Exercise requirements: Pictures are not part of the copy. Give again exactly the lines from the one with "Give me the TikZ source for this diagram." to the one with "width=150pt,minimum height=38pt] (restore)", inclusive.

Exercise data:
◇ ◇ ◇ ◇

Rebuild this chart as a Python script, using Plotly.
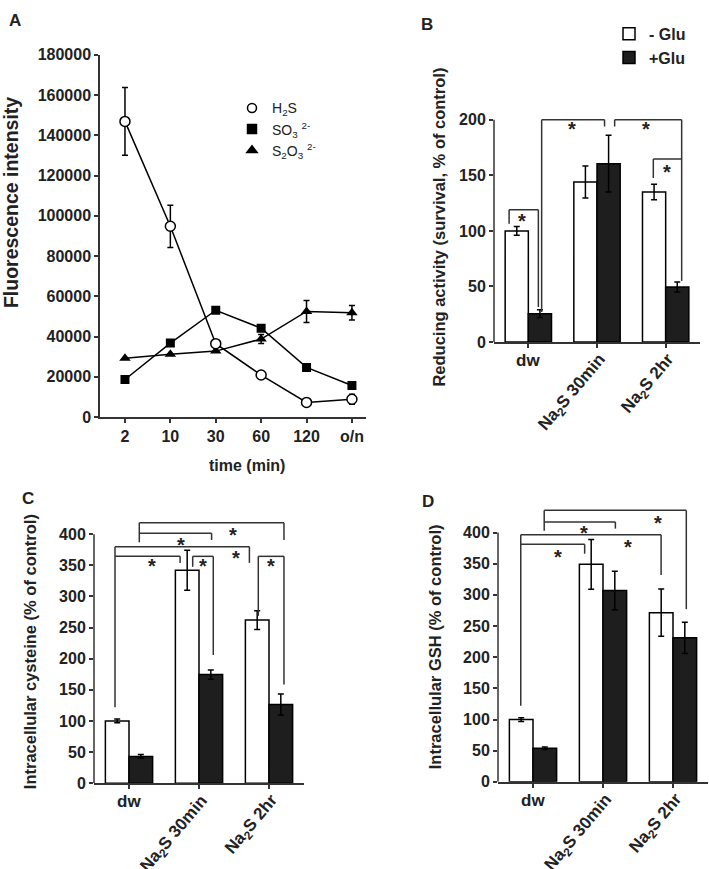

◇ ◇ ◇ ◇

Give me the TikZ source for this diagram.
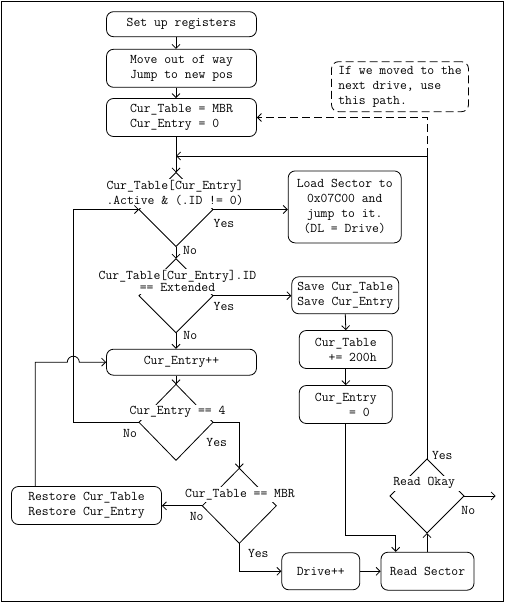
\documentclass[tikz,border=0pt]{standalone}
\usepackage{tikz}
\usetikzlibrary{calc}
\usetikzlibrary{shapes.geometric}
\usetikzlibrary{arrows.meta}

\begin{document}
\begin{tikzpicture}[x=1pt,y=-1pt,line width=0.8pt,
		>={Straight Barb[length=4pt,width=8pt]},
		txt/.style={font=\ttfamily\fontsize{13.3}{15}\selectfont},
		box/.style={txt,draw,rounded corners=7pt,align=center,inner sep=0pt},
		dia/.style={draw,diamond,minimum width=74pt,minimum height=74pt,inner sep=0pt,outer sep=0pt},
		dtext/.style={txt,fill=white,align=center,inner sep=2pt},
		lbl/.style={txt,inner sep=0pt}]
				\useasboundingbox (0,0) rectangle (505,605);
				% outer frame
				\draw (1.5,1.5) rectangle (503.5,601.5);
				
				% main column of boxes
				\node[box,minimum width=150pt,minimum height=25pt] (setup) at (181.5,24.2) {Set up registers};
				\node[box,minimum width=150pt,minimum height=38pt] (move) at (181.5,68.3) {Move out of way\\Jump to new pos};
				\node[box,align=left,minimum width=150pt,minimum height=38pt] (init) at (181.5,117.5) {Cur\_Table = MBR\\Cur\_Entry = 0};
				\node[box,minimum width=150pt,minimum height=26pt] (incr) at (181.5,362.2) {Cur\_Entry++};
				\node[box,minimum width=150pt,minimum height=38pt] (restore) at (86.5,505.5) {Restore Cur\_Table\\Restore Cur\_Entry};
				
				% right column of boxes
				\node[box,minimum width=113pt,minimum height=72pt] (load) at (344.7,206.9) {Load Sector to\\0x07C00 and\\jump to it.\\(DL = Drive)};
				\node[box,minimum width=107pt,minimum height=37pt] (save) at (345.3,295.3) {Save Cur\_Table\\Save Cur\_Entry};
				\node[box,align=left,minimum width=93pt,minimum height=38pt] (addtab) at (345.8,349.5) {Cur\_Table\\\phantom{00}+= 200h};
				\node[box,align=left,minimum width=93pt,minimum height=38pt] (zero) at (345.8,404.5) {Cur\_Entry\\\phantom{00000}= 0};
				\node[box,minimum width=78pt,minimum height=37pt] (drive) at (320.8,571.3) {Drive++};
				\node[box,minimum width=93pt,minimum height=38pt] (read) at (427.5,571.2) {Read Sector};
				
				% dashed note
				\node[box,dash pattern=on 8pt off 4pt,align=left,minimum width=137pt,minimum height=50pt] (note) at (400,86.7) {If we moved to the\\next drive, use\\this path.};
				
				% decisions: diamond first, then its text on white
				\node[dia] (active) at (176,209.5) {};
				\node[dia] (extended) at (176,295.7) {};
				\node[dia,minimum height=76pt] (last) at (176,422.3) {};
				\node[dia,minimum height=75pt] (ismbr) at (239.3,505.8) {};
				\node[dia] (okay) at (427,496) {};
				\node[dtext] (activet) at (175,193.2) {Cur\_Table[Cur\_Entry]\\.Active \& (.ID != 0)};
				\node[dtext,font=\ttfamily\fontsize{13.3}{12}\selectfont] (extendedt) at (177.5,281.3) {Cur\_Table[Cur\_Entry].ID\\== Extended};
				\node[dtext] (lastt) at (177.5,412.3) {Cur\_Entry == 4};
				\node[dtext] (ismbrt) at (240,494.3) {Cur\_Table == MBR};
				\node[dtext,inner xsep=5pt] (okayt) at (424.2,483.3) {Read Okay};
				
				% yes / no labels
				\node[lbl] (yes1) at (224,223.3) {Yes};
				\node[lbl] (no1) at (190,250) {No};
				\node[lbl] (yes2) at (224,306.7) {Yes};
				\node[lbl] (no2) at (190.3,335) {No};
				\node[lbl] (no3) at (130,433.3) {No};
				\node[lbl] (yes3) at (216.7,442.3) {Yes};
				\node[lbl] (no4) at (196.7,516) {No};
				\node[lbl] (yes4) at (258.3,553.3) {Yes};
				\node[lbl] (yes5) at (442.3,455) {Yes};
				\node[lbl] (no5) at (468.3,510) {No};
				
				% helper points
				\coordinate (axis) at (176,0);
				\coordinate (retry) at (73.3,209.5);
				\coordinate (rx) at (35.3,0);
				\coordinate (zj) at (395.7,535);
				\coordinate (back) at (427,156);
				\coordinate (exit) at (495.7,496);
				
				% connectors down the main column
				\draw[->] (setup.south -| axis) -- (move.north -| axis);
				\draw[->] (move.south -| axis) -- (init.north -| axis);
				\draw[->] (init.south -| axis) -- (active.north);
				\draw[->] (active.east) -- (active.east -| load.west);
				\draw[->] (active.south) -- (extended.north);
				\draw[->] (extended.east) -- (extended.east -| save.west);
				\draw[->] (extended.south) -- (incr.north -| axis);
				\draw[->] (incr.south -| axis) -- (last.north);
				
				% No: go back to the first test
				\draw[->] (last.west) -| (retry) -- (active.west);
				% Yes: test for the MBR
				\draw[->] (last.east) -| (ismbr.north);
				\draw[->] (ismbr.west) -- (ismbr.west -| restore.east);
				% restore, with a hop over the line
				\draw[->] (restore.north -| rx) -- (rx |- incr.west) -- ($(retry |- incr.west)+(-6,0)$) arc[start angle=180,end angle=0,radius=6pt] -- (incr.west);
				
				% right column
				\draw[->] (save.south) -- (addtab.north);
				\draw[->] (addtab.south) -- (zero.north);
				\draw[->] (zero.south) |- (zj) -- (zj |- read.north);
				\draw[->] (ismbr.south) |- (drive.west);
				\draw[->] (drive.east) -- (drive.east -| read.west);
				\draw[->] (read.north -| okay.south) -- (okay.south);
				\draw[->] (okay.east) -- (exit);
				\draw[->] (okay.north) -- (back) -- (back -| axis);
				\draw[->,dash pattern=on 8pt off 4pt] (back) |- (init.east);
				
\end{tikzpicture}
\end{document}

◇ ◇ ◇ ◇

The completed task:
Give me the TikZ source for this diagram.
\documentclass[tikz,border=0pt]{standalone}
\usepackage{tikz}
\usetikzlibrary{calc}
\usetikzlibrary{shapes.geometric}
\usetikzlibrary{arrows.meta}

\begin{document}
\begin{tikzpicture}[x=1pt,y=-1pt,line width=0.8pt,
		>={Straight Barb[length=4pt,width=8pt]},
		txt/.style={font=\ttfamily\fontsize{13.3}{15}\selectfont},
		box/.style={txt,draw,rounded corners=7pt,align=center,inner sep=0pt},
		dia/.style={draw,diamond,minimum width=74pt,minimum height=74pt,inner sep=0pt,outer sep=0pt},
		dtext/.style={txt,fill=white,align=center,inner sep=2pt},
		lbl/.style={txt,inner sep=0pt}]
				\useasboundingbox (0,0) rectangle (505,605);
				% outer frame
				\draw (1.5,1.5) rectangle (503.5,601.5);
				
				% main column of boxes
				\node[box,minimum width=150pt,minimum height=25pt] (setup) at (181.5,24.2) {Set up registers};
				\node[box,minimum width=150pt,minimum height=38pt] (move) at (181.5,68.3) {Move out of way\\Jump to new pos};
				\node[box,align=left,minimum width=150pt,minimum height=38pt] (init) at (181.5,117.5) {Cur\_Table = MBR\\Cur\_Entry = 0};
				\node[box,minimum width=150pt,minimum height=26pt] (incr) at (181.5,362.2) {Cur\_Entry++};
				\node[box,minimum width=150pt,minimum height=38pt] (restore) at (86.5,505.5) {Restore Cur\_Table\\Restore Cur\_Entry};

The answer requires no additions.